Information supplied >>
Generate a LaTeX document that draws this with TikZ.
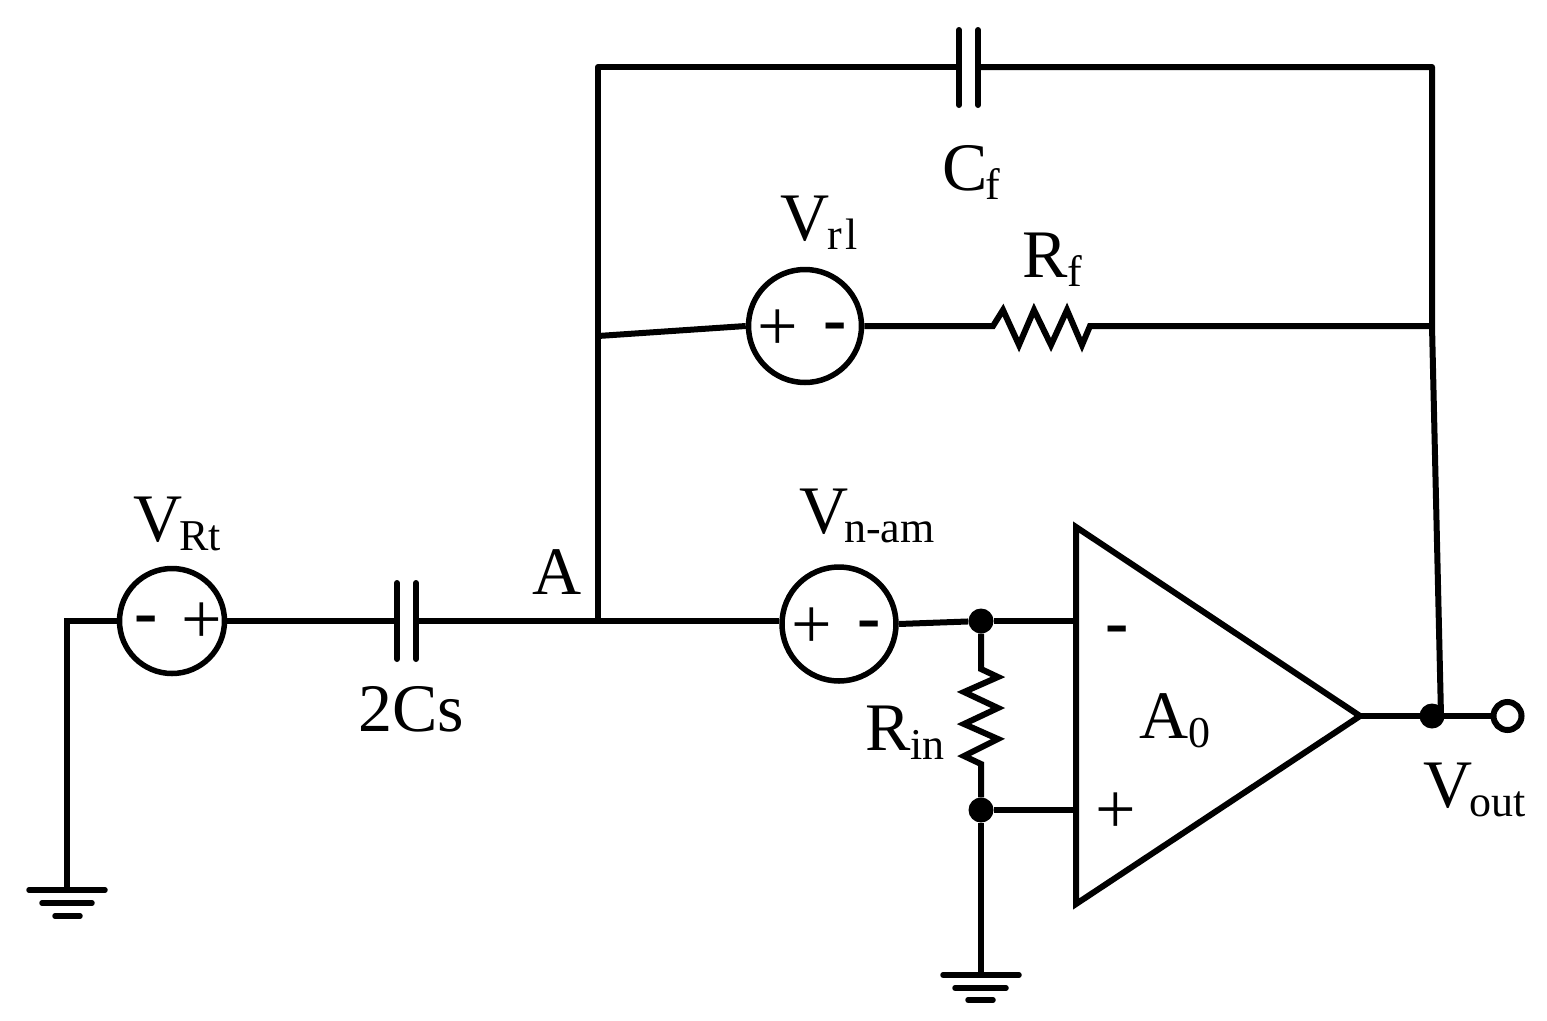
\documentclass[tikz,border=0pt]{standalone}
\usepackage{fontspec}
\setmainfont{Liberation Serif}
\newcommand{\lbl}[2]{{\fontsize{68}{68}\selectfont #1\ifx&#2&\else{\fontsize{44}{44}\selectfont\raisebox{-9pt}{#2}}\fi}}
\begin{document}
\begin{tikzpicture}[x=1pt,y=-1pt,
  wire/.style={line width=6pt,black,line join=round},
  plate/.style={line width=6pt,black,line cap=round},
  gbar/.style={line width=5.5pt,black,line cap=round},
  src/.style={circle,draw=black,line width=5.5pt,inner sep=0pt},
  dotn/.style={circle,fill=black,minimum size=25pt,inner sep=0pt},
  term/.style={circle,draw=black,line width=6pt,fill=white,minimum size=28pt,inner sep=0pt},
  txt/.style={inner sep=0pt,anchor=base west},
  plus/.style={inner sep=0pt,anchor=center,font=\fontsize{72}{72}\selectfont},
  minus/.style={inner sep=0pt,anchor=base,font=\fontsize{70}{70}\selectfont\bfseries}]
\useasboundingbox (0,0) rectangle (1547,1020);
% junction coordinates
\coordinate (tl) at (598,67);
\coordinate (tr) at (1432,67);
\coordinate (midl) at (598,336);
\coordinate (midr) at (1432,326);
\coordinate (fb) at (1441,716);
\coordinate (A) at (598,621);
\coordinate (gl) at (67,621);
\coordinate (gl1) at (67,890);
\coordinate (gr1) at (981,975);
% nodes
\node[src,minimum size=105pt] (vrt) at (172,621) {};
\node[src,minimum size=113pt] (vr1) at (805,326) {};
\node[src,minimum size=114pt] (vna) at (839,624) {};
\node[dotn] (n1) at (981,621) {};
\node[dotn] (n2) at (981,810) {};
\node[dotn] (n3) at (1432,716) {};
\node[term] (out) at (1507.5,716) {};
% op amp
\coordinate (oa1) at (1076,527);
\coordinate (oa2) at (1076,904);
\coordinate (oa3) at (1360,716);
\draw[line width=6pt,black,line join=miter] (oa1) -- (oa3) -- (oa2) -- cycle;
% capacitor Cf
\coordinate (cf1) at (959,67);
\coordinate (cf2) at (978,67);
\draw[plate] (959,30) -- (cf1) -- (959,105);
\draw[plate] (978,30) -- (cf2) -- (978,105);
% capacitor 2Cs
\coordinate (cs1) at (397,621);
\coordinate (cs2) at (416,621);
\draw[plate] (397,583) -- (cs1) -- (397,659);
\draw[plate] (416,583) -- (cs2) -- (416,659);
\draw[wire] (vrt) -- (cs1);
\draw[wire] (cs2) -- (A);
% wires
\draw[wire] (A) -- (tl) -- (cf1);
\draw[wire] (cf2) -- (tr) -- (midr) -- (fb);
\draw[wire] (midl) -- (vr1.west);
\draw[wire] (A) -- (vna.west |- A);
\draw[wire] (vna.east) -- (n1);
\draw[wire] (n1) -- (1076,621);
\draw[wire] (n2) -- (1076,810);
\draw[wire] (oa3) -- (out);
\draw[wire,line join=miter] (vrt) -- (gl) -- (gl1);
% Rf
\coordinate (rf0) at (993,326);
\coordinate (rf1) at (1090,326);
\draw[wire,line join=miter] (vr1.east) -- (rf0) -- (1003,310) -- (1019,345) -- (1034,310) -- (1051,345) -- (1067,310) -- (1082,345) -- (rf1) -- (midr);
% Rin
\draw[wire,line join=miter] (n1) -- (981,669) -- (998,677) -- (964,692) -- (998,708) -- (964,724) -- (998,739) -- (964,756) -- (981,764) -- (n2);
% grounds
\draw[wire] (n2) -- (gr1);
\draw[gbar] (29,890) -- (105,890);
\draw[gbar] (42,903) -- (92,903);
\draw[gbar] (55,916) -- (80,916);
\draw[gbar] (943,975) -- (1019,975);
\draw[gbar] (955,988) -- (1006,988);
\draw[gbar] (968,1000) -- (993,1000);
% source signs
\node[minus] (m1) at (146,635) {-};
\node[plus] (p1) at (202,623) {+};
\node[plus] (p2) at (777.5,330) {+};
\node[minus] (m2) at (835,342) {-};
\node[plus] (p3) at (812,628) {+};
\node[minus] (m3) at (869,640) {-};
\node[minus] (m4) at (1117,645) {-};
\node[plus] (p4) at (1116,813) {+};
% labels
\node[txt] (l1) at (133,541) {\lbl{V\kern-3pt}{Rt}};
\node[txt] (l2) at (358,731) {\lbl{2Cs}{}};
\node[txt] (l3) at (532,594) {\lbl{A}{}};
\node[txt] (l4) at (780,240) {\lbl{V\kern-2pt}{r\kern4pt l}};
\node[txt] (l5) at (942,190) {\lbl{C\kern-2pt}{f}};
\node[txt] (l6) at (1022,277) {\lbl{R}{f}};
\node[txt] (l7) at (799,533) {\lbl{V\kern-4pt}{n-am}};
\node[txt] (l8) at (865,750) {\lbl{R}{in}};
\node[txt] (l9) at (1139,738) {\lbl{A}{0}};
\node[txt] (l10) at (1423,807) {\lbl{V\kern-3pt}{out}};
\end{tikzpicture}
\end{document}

Set exercise >> Copy all the lines of data exactly as they appear, dropping any images.

Correct output >>
Generate a LaTeX document that draws this with TikZ.
\documentclass[tikz,border=0pt]{standalone}
\usepackage{fontspec}
\setmainfont{Liberation Serif}
\newcommand{\lbl}[2]{{\fontsize{68}{68}\selectfont #1\ifx&#2&\else{\fontsize{44}{44}\selectfont\raisebox{-9pt}{#2}}\fi}}
\begin{document}
\begin{tikzpicture}[x=1pt,y=-1pt,
  wire/.style={line width=6pt,black,line join=round},
  plate/.style={line width=6pt,black,line cap=round},
  gbar/.style={line width=5.5pt,black,line cap=round},
  src/.style={circle,draw=black,line width=5.5pt,inner sep=0pt},
  dotn/.style={circle,fill=black,minimum size=25pt,inner sep=0pt},
  term/.style={circle,draw=black,line width=6pt,fill=white,minimum size=28pt,inner sep=0pt},
  txt/.style={inner sep=0pt,anchor=base west},
  plus/.style={inner sep=0pt,anchor=center,font=\fontsize{72}{72}\selectfont},
  minus/.style={inner sep=0pt,anchor=base,font=\fontsize{70}{70}\selectfont\bfseries}]
\useasboundingbox (0,0) rectangle (1547,1020);
% junction coordinates
\coordinate (tl) at (598,67);
\coordinate (tr) at (1432,67);
\coordinate (midl) at (598,336);
\coordinate (midr) at (1432,326);
\coordinate (fb) at (1441,716);
\coordinate (A) at (598,621);
\coordinate (gl) at (67,621);
\coordinate (gl1) at (67,890);
\coordinate (gr1) at (981,975);
% nodes
\node[src,minimum size=105pt] (vrt) at (172,621) {};
\node[src,minimum size=113pt] (vr1) at (805,326) {};
\node[src,minimum size=114pt] (vna) at (839,624) {};
\node[dotn] (n1) at (981,621) {};
\node[dotn] (n2) at (981,810) {};
\node[dotn] (n3) at (1432,716) {};
\node[term] (out) at (1507.5,716) {};
% op amp
\coordinate (oa1) at (1076,527);
\coordinate (oa2) at (1076,904);
\coordinate (oa3) at (1360,716);
\draw[line width=6pt,black,line join=miter] (oa1) -- (oa3) -- (oa2) -- cycle;
% capacitor Cf
\coordinate (cf1) at (959,67);
\coordinate (cf2) at (978,67);
\draw[plate] (959,30) -- (cf1) -- (959,105);
\draw[plate] (978,30) -- (cf2) -- (978,105);
% capacitor 2Cs
\coordinate (cs1) at (397,621);
\coordinate (cs2) at (416,621);
\draw[plate] (397,583) -- (cs1) -- (397,659);
\draw[plate] (416,583) -- (cs2) -- (416,659);
\draw[wire] (vrt) -- (cs1);
\draw[wire] (cs2) -- (A);
% wires
\draw[wire] (A) -- (tl) -- (cf1);
\draw[wire] (cf2) -- (tr) -- (midr) -- (fb);
\draw[wire] (midl) -- (vr1.west);
\draw[wire] (A) -- (vna.west |- A);
\draw[wire] (vna.east) -- (n1);
\draw[wire] (n1) -- (1076,621);
\draw[wire] (n2) -- (1076,810);
\draw[wire] (oa3) -- (out);
\draw[wire,line join=miter] (vrt) -- (gl) -- (gl1);
% Rf
\coordinate (rf0) at (993,326);
\coordinate (rf1) at (1090,326);
\draw[wire,line join=miter] (vr1.east) -- (rf0) -- (1003,310) -- (1019,345) -- (1034,310) -- (1051,345) -- (1067,310) -- (1082,345) -- (rf1) -- (midr);
% Rin
\draw[wire,line join=miter] (n1) -- (981,669) -- (998,677) -- (964,692) -- (998,708) -- (964,724) -- (998,739) -- (964,756) -- (981,764) -- (n2);
% grounds
\draw[wire] (n2) -- (gr1);
\draw[gbar] (29,890) -- (105,890);
\draw[gbar] (42,903) -- (92,903);
\draw[gbar] (55,916) -- (80,916);
\draw[gbar] (943,975) -- (1019,975);
\draw[gbar] (955,988) -- (1006,988);
\draw[gbar] (968,1000) -- (993,1000);
% source signs
\node[minus] (m1) at (146,635) {-};
\node[plus] (p1) at (202,623) {+};
\node[plus] (p2) at (777.5,330) {+};
\node[minus] (m2) at (835,342) {-};
\node[plus] (p3) at (812,628) {+};
\node[minus] (m3) at (869,640) {-};
\node[minus] (m4) at (1117,645) {-};
\node[plus] (p4) at (1116,813) {+};
% labels
\node[txt] (l1) at (133,541) {\lbl{V\kern-3pt}{Rt}};
\node[txt] (l2) at (358,731) {\lbl{2Cs}{}};
\node[txt] (l3) at (532,594) {\lbl{A}{}};
\node[txt] (l4) at (780,240) {\lbl{V\kern-2pt}{r\kern4pt l}};
\node[txt] (l5) at (942,190) {\lbl{C\kern-2pt}{f}};
\node[txt] (l6) at (1022,277) {\lbl{R}{f}};
\node[txt] (l7) at (799,533) {\lbl{V\kern-4pt}{n-am}};
\node[txt] (l8) at (865,750) {\lbl{R}{in}};
\node[txt] (l9) at (1139,738) {\lbl{A}{0}};
\node[txt] (l10) at (1423,807) {\lbl{V\kern-3pt}{out}};
\end{tikzpicture}
\end{document}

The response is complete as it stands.